Olivia Konuk, a third-year GSFS major and computer science minor who is one of the team co-captains, says, “I think we always want to be improving and honing our skills, but we don’t care too much about the winning and trampling the other teams.”
“But, we have won games!” Martin says enthusiastically.
It’s not an ultra-competitive atmosphere that attracts students to Quidditch— rather, “it’s the community that draws people in and keeps them here,” says Ilan Davidowitz, a second-year sociology major who was hooked after catching a glimpse of the Oberlin Quidditch culture as a prospective student during a recruiting visit. “I decided I wanted to come to Oberlin because of the Quidditch team— because of how awesome, down-to-earth, and friendly everyone was.”
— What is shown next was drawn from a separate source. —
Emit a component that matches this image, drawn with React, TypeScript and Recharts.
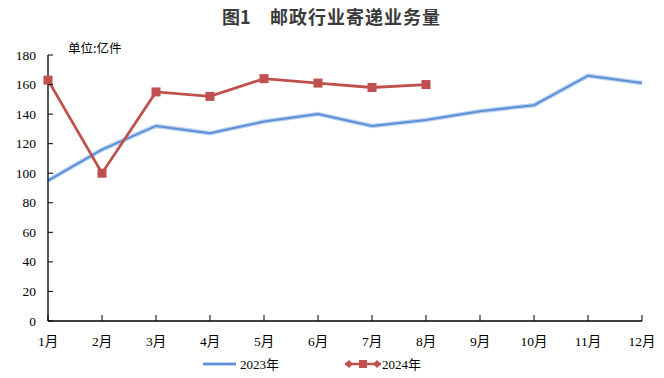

Another place Harry Potter-influenced inclusiveness can be found is in the Oberlin Harry Potter Alliance (OHPA). A club whose membership does overlap quite a bit with the Quidditch team, OHPA is less about sports and more dedicated to hosting events in tribute to Rowling’s magical universe.
The group hosts events such as a Potter-Themed Room Escape, Scavenger Hunts, Bad Fanfiction Nights, and the Yule Ball, an extremely popular annual event that also features baked goods familiar to many a hard-core Harry Potter nerd— chocolate frogs, rock cakes, Cornelius fudge, and butterbeer, of course.
As a chapter of the national Harry Potter Alliance, which promotes equality, human rights, and literacy through the enthusiasm and intense devotion that the Potter-world inspires, all proceeds from OHPA events are donated to different organizations and causes based on a group vote.
And the group doesn’t only try to spread Harry Potter-related enthusiasm on campus. Members regularly participate in Dr. Seuss Day at the Oberlin Public Library, getting kids involved in skits steeped in Harry Potter-lore. The logistics of how to let the kids meet Bowtruckles or Pixies, and on who can be found to play Hagrid, are of the utmost importance.
“The Yule Ball is the most fun I’ve had at college I can remember,” says Maddie Henke, a first-year and the student liaison for OHPA. “I’ve made some of my closest friends at college when the OHPA went apple picking together— it makes me feel at home.”
Whether through the OHPA or the Quidditch team, or both, a certain appreciation for Harry Potter is a path to a community that can be one of the most meaningful parts of the Oberlin experience.
The experience of Emilee Taxman, second-year Studio Art Major and the OHPA Publicity Coordinator, sums up the potential of being a part of such a fun and close-knit group: “As a prospie I got to referee a Quidditch match, and I just thought, ‘Oh, this is a place where I can actually fit in! I felt so welcome, and now my Harry Potter people are some of my favorite people on campus.”